If you can imagine it, you can create it! – A famous dreamer.
Since I was a child, my mother motivated me to capture moments I like or enjoy in a piece of paper, either by drawing or writing. Today, I continue doing it.
It is amazing the incredible amount of information that surrounds us, either natural or artificially originated. Our decisions are based on how we interpret that information, which in turn depends on how we perceive it. As current technology hit us every day with huge amounts of data, our brains work –very hard and constantly, to rapidly filter only what is relevant to us although during this process, we also miss important pieces of the puzzle… or at least that’s what it seems.
The question I have made to myself for some years is: What set of valid characteristics does our system extract in order to create an idea, define a concept or store an emotion?
As a computer vision scientist, I cannot stop myself from reformulating this question as follows: what type of feature extraction process does our brain apply to the thousands images we see each day? And, what would it be the minimum number of features I should use to represent it?
Well, the quick answer to that question could be: it depends on how you understand the idea, concept or emotion! Let’s suppose we, for some reason, just want to represent a dot, we can easily use the same dot as feature, right? But again, what are the components of an idea, concept or emotion that make it understandable and meaningful? This seems to be like the egg and chicken problem. It involves studies on cognitive and psychology sciences, and yet the question remains open. However, we all know that the main key components to build an approximation of an understanding are: imagination, creativity and a touch of motivation in the first place. What an easy recipe, right?
According to Manu [1], imagination is the ability to form mental images and ideas about things never seen or experienced before. Therefore, this implies the creation of new knowledge.
As humans, it is difficult to imagine our life without having the capability of storing events (i.e., images, thoughts, and sensations.) We commonly name memory to that place in our brain where all of our relevant feature images are being stored. Our memory can retain hundreds of thousands or even more of those perceptions we associate to events. However, can we truly affirm that only relevant perceptions of our world are stored? It is clear that we apply filters and classifiers to the abstract representation of perceptions. However, I think that once an insight about how to assimilate those events is born, it transforms naturally to a seed capable of filtering and classifying good features that help us to interpret what we perceive in our world. That is, the learning is generated from a critical thinking, which builds in turn, the theory needed to generate that learning [2]. So, memories and insights might have a tight bound. By recalling special features that were fired up by an interpretation that built an insight, we are able to recall. This process involves an optimal search of memories in our brain and goes far from just using our amazing eyes. It is actually a combination of what was captured at that moment by our senses (even a moment which was not necessarily experienced directly by us). For example, the smell of a rose, maybe make us create in our mind a vivid sensation of the softness and redness of its petals. The hearing of a child’s laughing makes us immediately create a happy scenario of a kid we have seen before. Furthermore, the thoughts, the physical intentions or the generated emotions associated to those moments also remain. It is in this way that becomes easy to imagine the sensation of passing our fingers on the petals, the internal emotions felt by a laugh, etc.

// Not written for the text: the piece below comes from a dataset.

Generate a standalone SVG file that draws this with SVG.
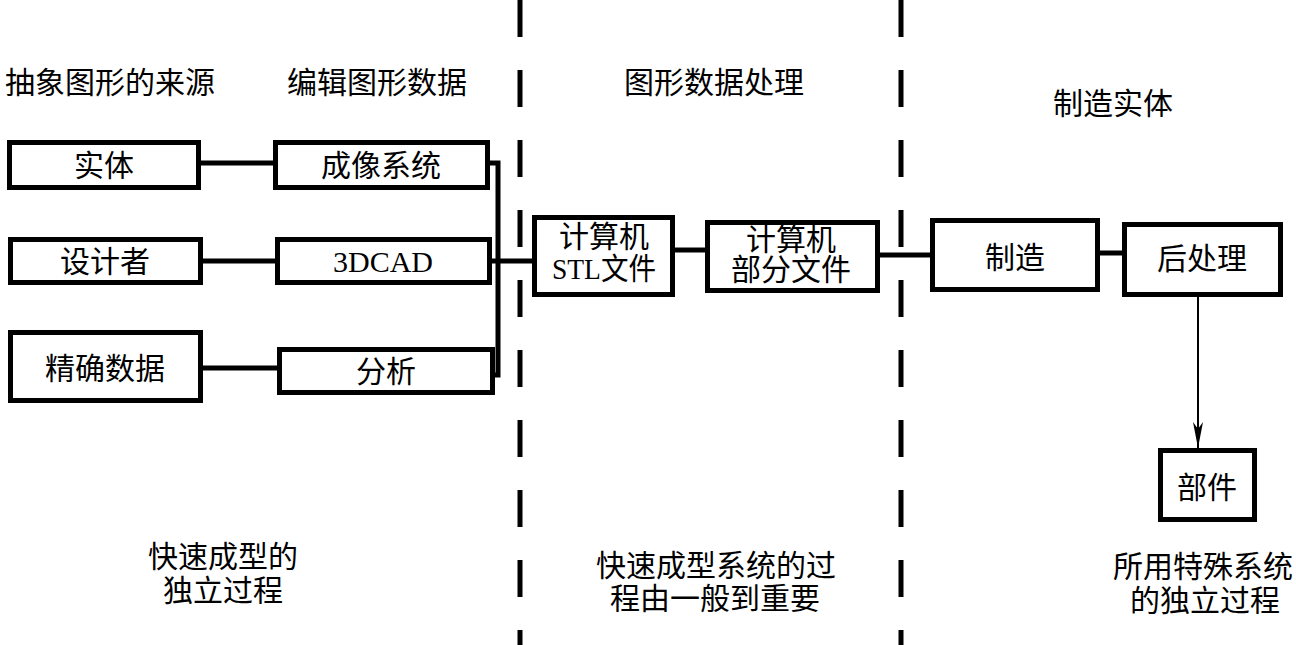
<svg xmlns="http://www.w3.org/2000/svg" width="1296" height="645" viewBox="0 0 1296 645">
<style>
.box{fill:#fff;stroke:#000;stroke-width:5}
.t{font-family:"Liberation Serif","Noto Sans CJK SC",serif;font-size:30px;fill:#000;text-anchor:middle;dominant-baseline:central}
.c{fill:none;stroke:#000;stroke-width:5}
.thin{fill:none;stroke:#000;stroke-width:2}
.dash{fill:none;stroke:#000;stroke-width:5;stroke-dasharray:37 33}
</style>
<defs>
<marker id="arr" markerWidth="26" markerHeight="10" refX="26" refY="5" orient="auto" markerUnits="userSpaceOnUse" viewBox="0 0 26 10">
<path d="M0,0 L26,5 L0,10 L7,5 Z" fill="#000"/>
</marker>
</defs>
<rect width="1296" height="645" fill="#fff"/>
<g id="dividers">
<line class="dash" x1="520" y1="0" x2="520" y2="645"/>
<line class="dash" x1="901" y1="0" x2="901" y2="645"/>
</g>
<g id="headings">
<text class="t" x="110" y="82">抽象图形的来源</text>
<text class="t" x="377" y="82">编辑图形数据</text>
<text class="t" x="714" y="82">图形数据处理</text>
<text class="t" x="1113" y="103">制造实体</text>
<text class="t" x="223" y="556">快速成型的</text>
<text class="t" x="223" y="590">独立过程</text>
<text class="t" x="716" y="565">快速成型系统的过</text>
<text class="t" x="715" y="598">程由一般到重要</text>
<text class="t" x="1203" y="566">所用特殊系统</text>
<text class="t" x="1205" y="600">的独立过程</text>
</g>
<g id="connectors">
<path class="c" d="M201,163 H275"/>
<path class="c" d="M203,261 H277"/>
<path class="c" d="M203,368 H279"/>
<path class="c" d="M489,163 H498 V375 H492"/>
<path class="c" d="M491,261 H534"/>
<path class="c" d="M675,250 H707"/>
<path class="c" d="M880,255 H932"/>
<path class="c" d="M1100,253 H1124"/>
<path class="thin" d="M1198,297 V448" marker-end="url(#arr)"/>
</g>
<g id="n-shiti"><rect class="box" x="9.5" y="142.5" width="189" height="45"/><text class="t" x="104" y="165">实体</text></g>
<g id="n-chengxiang"><rect class="box" x="275.5" y="142.5" width="212" height="45"/><text class="t" x="381" y="165">成像系统</text></g>
<g id="n-shejizhe"><rect class="box" x="10.5" y="239.5" width="190" height="43"/><text class="t" x="105" y="261">设计者</text></g>
<g id="n-3dcad"><rect class="box" x="277.5" y="239.5" width="212" height="43"/><text class="t" x="383" y="261">3DCAD</text></g>
<g id="n-jingque"><rect class="box" x="10.5" y="332.5" width="190" height="68"/><text class="t" x="105" y="368">精确数据</text></g>
<g id="n-fenxi"><rect class="box" x="279.5" y="349.5" width="213" height="43"/><text class="t" x="386" y="371">分析</text></g>
<g id="n-stl"><rect class="box" x="534.5" y="217.5" width="138" height="77"/><text class="t" x="604" y="236">计算机</text><text class="t" x="604" y="268" textLength="104" lengthAdjust="spacingAndGlyphs">STL文件</text></g>
<g id="n-bufen"><rect class="box" x="707.5" y="222.5" width="170" height="68"/><text class="t" x="791" y="239">计算机</text><text class="t" x="791" y="269">部分文件</text></g>
<g id="n-zhizao"><rect class="box" x="932.5" y="220.5" width="165" height="69"/><text class="t" x="1015" y="257">制造</text></g>
<g id="n-houchuli"><rect class="box" x="1124.5" y="224.5" width="156" height="70"/><text class="t" x="1202" y="258">后处理</text></g>
<g id="n-bujian"><rect class="box" x="1160.5" y="450.5" width="94" height="69"/><text class="t" x="1207" y="487">部件</text></g>
</svg>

Interestingly, we are able to retrieve feelings and/or sensations from our memories. We are used to recreate those moments but also to create new ones. The mind loves to do this. We all have experienced happiness, sadness, anger, etc. and can recreate those feelings. Furthermore, we can increase the sensations of past events by adding new features to the associated memories… and it is when new insights start to build in order to store future events in the best way. To finish, here are my two cents: I do believe the insights generated by past experiences linked to our memories allow us to extract features of new events as meaningful or not. Therefore, to sketch an idea, concept or emotion into an image, we need only to consider those features that fire up when those events became clear. Then, naturally those features may become the theory needed for achieving learning.
[1] Manu, Alexander. “The imagination challenge.” Berkeley, CA: New Riders(2007).